# Escoffier Beef a la Cuiller



## orihara (May 18, 2014)

I have a 1941 edition of Escoffier's cookbook, and there is a recipe in there called Beef a la Cuiller. I have no clue how to even comprehend this recipe, would someone mind interpreting it for me? Because I'm lost: 

----

Select a very square or oval cut of beef, and bear in mind, in selecting it, that it will have to be fashioned to the shape of a mould when it has been cooked. Tie it, and braise it, almost entirely covering it with moistening liquor. Set it to cook gently: remove the piece when the meat is still somewhat firm, and let it cool under a slight weight. This done, cut out the meat from the inside; leave a thickness of about half-inch around the sides and on the bottom, and the piece thus emptied should constitute a square or oval mould, in accordance with the shape originally adopted. Coat the outside of the whole piece with a mixture of beaten eggs and fine bread-crumbs, combined with Parmesan cheese; sprinkle melted butter over it with a brush, and put the case into a sufficiently hot oven to allow of a crust forming around it.
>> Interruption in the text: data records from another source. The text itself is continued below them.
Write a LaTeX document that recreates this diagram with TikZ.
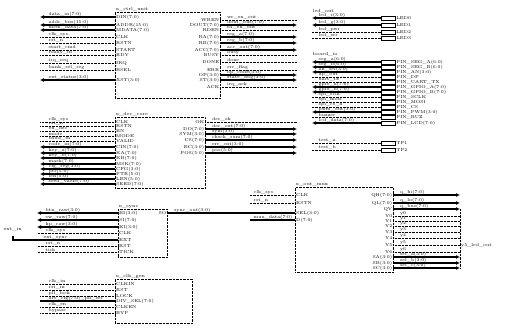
\documentclass[tikz,border=0pt]{standalone}
\usepackage{tikz}
\usetikzlibrary{positioning, arrows.meta, calc}
\tikzset{
	>={Latex[length=4pt, width=4pt]},
	% blocco del componente
	blocco/.style={draw, densely dotted, thin, rectangle, anchor=north west, inner sep=0pt},
	% filo singolo
	filo/.style={densely dotted, thin},
	% linea spessa senza freccia
	linea/.style={line width=1.2pt},
	% bus (più bit)
	bus/.style={->, linea},
	% nome di segnale sopra il filo
	nome/.style={font=\fontsize{4.3}{4.5}\selectfont, inner sep=0.5pt, anchor=south west},
	% nome del pin dentro il blocco
	pin/.style={font=\fontsize{4.3}{4.5}\selectfont, inner sep=1pt},
	% titolo del blocco
	titolo/.style={font=\fontsize{4.5}{5}\selectfont, inner sep=0.5pt, anchor=south west},
	% buffer d'uscita
	buf/.style={draw, thin, rectangle, minimum width=14pt, minimum height=3.5pt, inner sep=0pt},
}

\begin{document}
\begin{tikzpicture}[x=1pt, y=-1pt]
  \useasboundingbox (0,0) rectangle (529,336);
  % blocchi
  \node[blocco, minimum width=105pt, minimum height=86pt] (b1) at (115,12) {};
  \node[blocco, minimum width=90pt, minimum height=71pt] (b2) at (115,117) {};
  \node[blocco, minimum width=49pt, minimum height=48pt] (b3) at (118,209) {};
  \node[blocco, minimum width=98pt, minimum height=85pt] (b4) at (295,187) {};
  \node[blocco, minimum width=77pt, minimum height=44pt] (b5) at (115,279) {};
  \node[titolo] at (b1.north west) {u\_ctrl\_unit};
  \node[titolo] at (b2.north west) {u\_dec\_core};
  \node[titolo] at (b3.north west) {u\_sync};
  \node[titolo] at (b4.north west) {u\_out\_mux};
  \node[titolo] at (b5.north west) {u\_clk\_gen};

  % blocco 1: ingressi
  \foreach \y/\s/\t/\p [count=\i] in {17/bus/data\_in(7:0)/DIN(7:0), 25/bus/addr\_bus(15:0)/ADDR(15:0),
      30/bus/mem\_data(7:0)/MDATA(7:0), 37/filo/clk\_sys/CLK, 43/filo/rst\_n/RSTN, 50/filo/start\_cmd/START,
      55/filo/ready\_in/RDY, 63/filo/irq\_req/IRQ, 70/filo/bank\_sel\_reg/BSEL, 80/bus/ext\_status(3:0)/XST(3:0)} {
    \coordinate (ia\i) at (40,\y);
    \draw[\s] (ia\i -| b1.west) -- (ia\i);
    \node[nome] at ($(ia\i)+(8,0)$) {\t};
    \node[pin, anchor=west] at (ia\i -| b1.west) {\p};
  }
  % blocco 1: uscite
  \foreach \y/\s/\t/\p [count=\i] in {20/filo/wr\_en\_out/WREN, 25/bus/dout\_bus(7:0)/DOUT(7:0),
      30/filo/rd\_en\_out/RDEN, 37/bus/reg\_a(7:0)/RA(7:0), 43/bus/reg\_b(7:0)/RB(7:0), 50/bus/acc\_out(7:0)/ACC(7:0),
      55/filo/busy/BUSY, 62/filo/done/DONE, 70/filo/err\_flag/ERR, 75/bus/op\_code(3:0)/OP(3:0),
      80/bus/state\_dbg(3:0)/ST(3:0), 87/filo/irq\_ack/ACK} {
    \coordinate (oa\i) at (297,\y);
    \draw[\s] (oa\i -| b1.east) -- (oa\i);
    \node[nome] at ($(oa\i -| b1.east)+(6,0)$) {\t};
    \node[pin, anchor=east] at (oa\i -| b1.east) {\p};
  }

  % gruppo A: buffer d'uscita
  \node[titolo] at (312,14) {led\_out};
  \foreach \y/\s/\t/\p [count=\i] in {18/bus/led\_r(3:0)/LED0, 25/bus/led\_g(3:0)/LED1,
      32/filo/led\_pwr/LED2, 38/filo/led\_err/LED3} {
    \node[buf] (ga\i) at (388,\y) {};
    \coordinate (sa\i) at (312,\y);
    \draw[\s] (ga\i.west) -- (sa\i);
    \node[nome] at ($(sa\i)+(6,0)$) {\t};
    \node[pin, anchor=west] at (ga\i.east) {\p};
  }
  % gruppo B: pin della scheda
  \node[titolo] at (312,57) {board\_io};
  \foreach \y/\s/\t/\p [count=\i] in {62/bus/seg\_a(6:0)/PIN\_SEG\_A(6:0), 67/bus/seg\_b(6:0)/PIN\_SEG\_B(6:0),
      72/bus/an\_sel(3:0)/PIN\_AN(3:0), 77/filo/dp\_out/PIN\_DP, 82/filo/uart\_tx/PIN\_UART\_TX,
      87/bus/gpio\_a(7:0)/PIN\_GPIO\_A(7:0), 92/bus/gpio\_b(7:0)/PIN\_GPIO\_B(7:0), 97/filo/spi\_sclk/PIN\_SCLK,
      102/filo/spi\_mosi/PIN\_MOSI, 107/filo/spi\_cs\_n/PIN\_CS, 112/bus/pwm\_out(3:0)/PIN\_PWM(3:0),
      117/filo/buzzer/PIN\_BUZ, 123/bus/lcd\_data(7:0)/PIN\_LCD(7:0)} {
    \node[buf] (gb\i) at (388,\y) {};
    \coordinate (sb\i) at (312,\y);
    \draw[\s] (gb\i.west) -- (sb\i);
    \node[nome] at ($(sb\i)+(6,0)$) {\t};
    \node[pin, anchor=west] at (gb\i.east) {\p};
  }
  % gruppo C
  \foreach \y/\s/\t/\p [count=\i] in {143/filo/test\_a/TP1, 150/filo/test\_b/TP2} {
    \node[buf] (gc\i) at (388,\y) {};
    \coordinate (sc\i) at (312,\y);
    \draw[\s] (gc\i.west) -- (sc\i);
    \node[nome] at ($(sc\i)+(6,0)$) {\t};
    \node[pin, anchor=west] at (gc\i.east) {\p};
  }

  % blocco 2: ingressi
  \foreach \y/\s/\t/\p [count=\i] in {122/filo/clk\_sys/CLK, 126/filo/rst\_n/RSTN, 131/filo/en\_dec/EN,
      136/filo/mode/MODE, 141/filo/valid\_in/VALID, 147/bus/code\_in(7:0)/CIN(7:0), 153/bus/key\_a(7:0)/KA(7:0),
      158/bus/key\_b(7:0)/KB(7:0), 164/bus/mask(7:0)/MSK(7:0), 169/bus/cfg\_reg(3:0)/CFG(3:0),
      174/bus/ptr(5:0)/PTR(5:0), 179/bus/len(5:0)/LEN(5:0), 184/bus/seed\_value(7:0)/SEED(7:0)} {
    \coordinate (ib\i) at (40,\y);
    \draw[\s] (ib\i -| b2.west) -- (ib\i);
    \node[nome] at ($(ib\i)+(8,0)$) {\t};
    \node[pin, anchor=west] at (ib\i -| b2.west) {\p};
  }
  % blocco 2: uscite
  \foreach \y/\s/\t/\p [count=\i] in {122/filo/dec\_ok/OK, 129/bus/dec\_out(7:0)/DO(7:0),
      134/bus/sym(3:0)/SYM(3:0), 140/bus/check\_sum(7:0)/CS(7:0), 147/bus/err\_cnt(3:0)/EC(3:0),
      153/bus/pos(5:0)/POS(5:0)} {
    \coordinate (ob\i) at (297,\y);
    \draw[\s] (ob\i -| b2.east) -- (ob\i);
    \node[nome] at ($(ob\i -| b2.east)+(6,0)$) {\t};
    \node[pin, anchor=east] at (ob\i -| b2.east) {\p};
  }

  % blocco 3: ingressi
  \foreach \y/\s/\t/\p [count=\i] in {213/bus/btn\_raw(3:0)/BI(3:0), 220/bus/sw\_raw(7:0)/SI(7:0),
      227/bus/kp\_raw(3:0)/KI(3:0), 233/filo/clk\_sys/CLK, 246/filo/rst\_n/RST, 252/filo/tick/TICK} {
    \coordinate (ic\i) at (37,\y);
    \draw[\s] (ic\i -| b3.west) -- (ic\i);
    \node[nome] at ($(ic\i)+(8,0)$) {\t};
    \node[pin, anchor=west] at (ic\i -| b3.west) {\p};
  }
  \node[titolo] (ext) at (3,232) {ext\_in};
  \coordinate (ec) at (13,236);
  \coordinate (er) at (13,240);
  \draw[linea] (ec) -- (er) -- (er -| b3.west);
  \node[nome] at ($(er)+(30,0)$) {ext\_sync};
  \node[pin, anchor=west] at (er -| b3.west) {EXT};
  % blocco 3 verso blocco 4
  \coordinate (ct) at (b3.east |- ic1);
  \draw[linea] (ct) -- (ct -| b4.west);
  \node[pin, anchor=east] at (ct) {SO};
  \node[nome] at ($(ct)+(6,0)$) {sync\_out(3:0)};
  \node[pin, anchor=west] at (ct -| b4.west) {SEL(3:0)};

  % blocco 4: ingressi
  \foreach \y/\s/\t/\p [count=\i] in {195/filo/clk\_sys/CLK, 203/filo/rst\_n/RSTN, 220/linea/mux\_data(7:0)/D(7:0)} {
    \coordinate (id\i) at (250,\y);
    \draw[\s] (id\i -| b4.west) -- (id\i);
    \node[nome] at ($(id\i)+(3,0)$) {\t};
    \node[pin, anchor=west] at (id\i -| b4.west) {\p};
  }
  % blocco 4: uscite
  \foreach \y/\s/\t/\p [count=\i] in {195/bus/q\_hi(7:0)/QH(7:0), 203/bus/q\_lo(7:0)/QL(7:0),
      209/bus/q\_bus(7:0)/QV, 216/filo/y0/Y0, 221/filo/y1/Y1, 226/filo/y2/Y2, 232/filo/y3/Y3,
      238/filo/y4/Y4, 245/filo/y5/Y5, 252/filo/y6/Y6, 257/bus/sel\_a(3:0)/SA(3:0),
      263/bus/sel\_b(3:0)/SB(3:0), 268/bus/sel\_c(3:0)/SC(3:0)} {
    \coordinate (od\i) at (460,\y);
    \draw[\s] (od\i -| b4.east) -- (od\i);
    \node[nome] at ($(od\i -| b4.east)+(6,0)$) {\t};
    \node[pin, anchor=east] at (od\i -| b4.east) {\p};
  }
  \draw[filo] (od3) -- (od13);
  \node[pin, anchor=west] at (od9) {y5\_led\_out};

  % blocco 5: ingressi
  \foreach \y/\s/\t/\p [count=\i] in {284/filo/clk\_in/CLKIN, 290/filo/rst\_in/RST,
      296/filo/pll\_lock/LOCK, 301/linea/div\_cfg(7:0)\_pll\_sel/DIV\_SEL(7:0), 307/filo/clk\_en/CLKEN,
      313/filo/bypass/BYP} {
    \coordinate (ie\i) at (40,\y);
    \draw[\s] (ie\i -| b5.west) -- (ie\i);
    \node[nome] at ($(ie\i)+(8,0)$) {\t};
    \node[pin, anchor=west] at (ie\i -| b5.west) {\p};
  }
\end{tikzpicture}
\end{document}
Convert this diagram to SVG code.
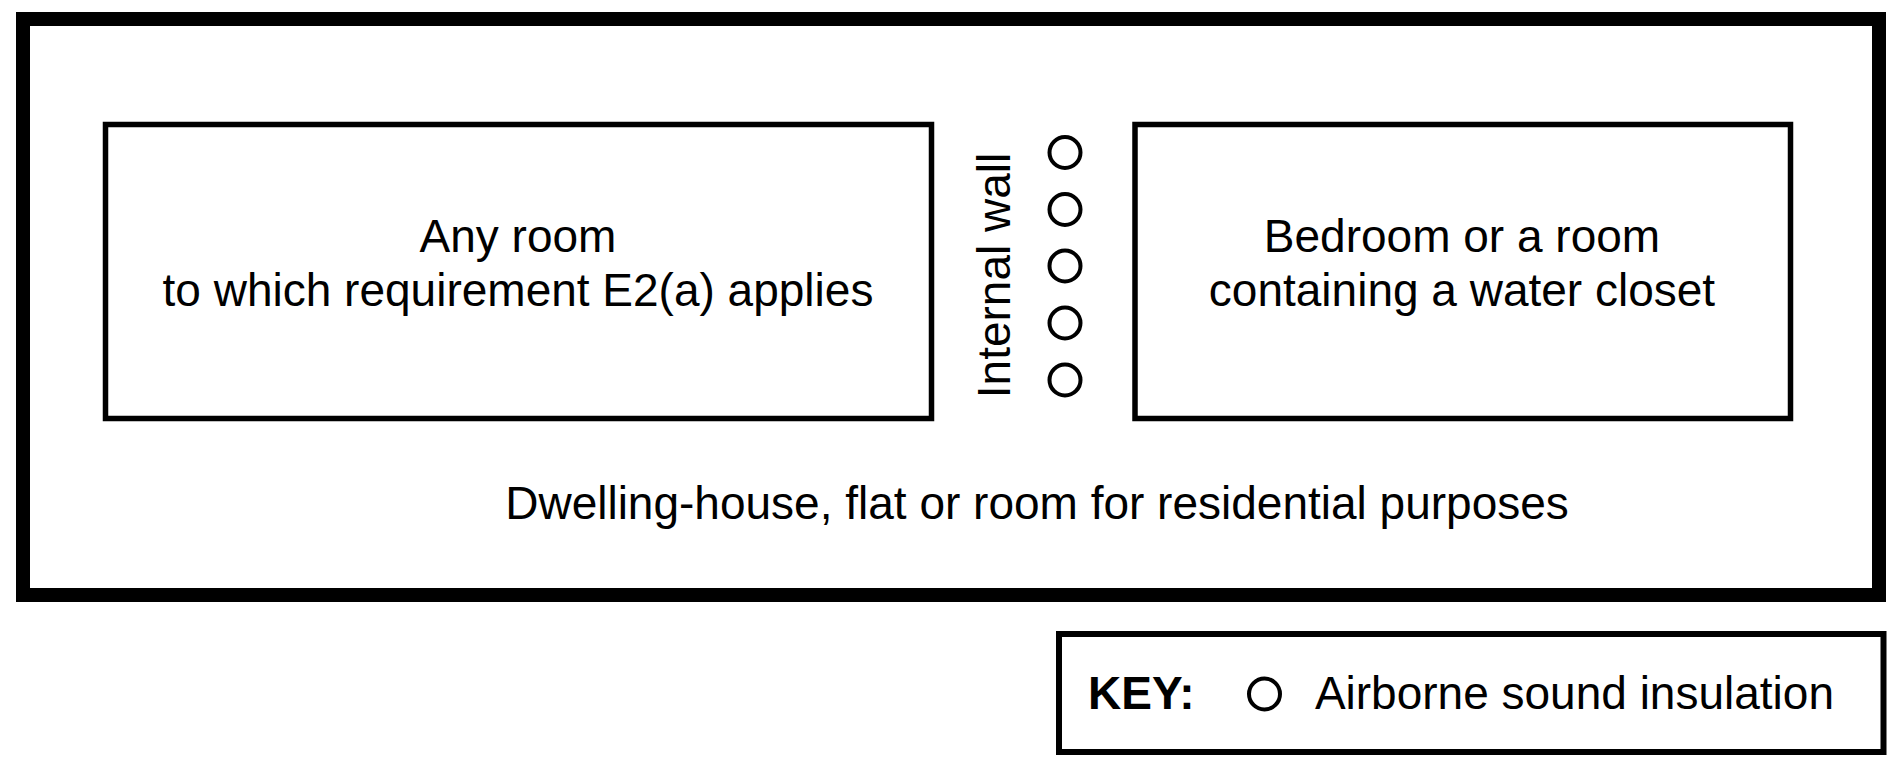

Meanwhile chop up the meat extracted from the inside of the piece: add a little salted tongue, some braised slices of sweet-bread, and mushrooms; put the whole into a saucepan with a demi-glaze sauce, according to the requirements, and heat this garnish.


----------



## grande (May 14, 2014)

Take a flat piece of meat, say, a whole flank maybe, or the flat part of a brisket, braise it, then cool it with something on top so it flattens out. When its cool you cut out a circle of meat so that you have a braised meat "frame". The circle of meat you cut out, chop up, & mix with the other stuff he mentions. The "frame" you bread and cook so it is crispy. Then you put it on a tray and serve the mixture of braised meat, toungue, sweetbreads, & demi glace in the middle so it presents like an edible serving dish.


----------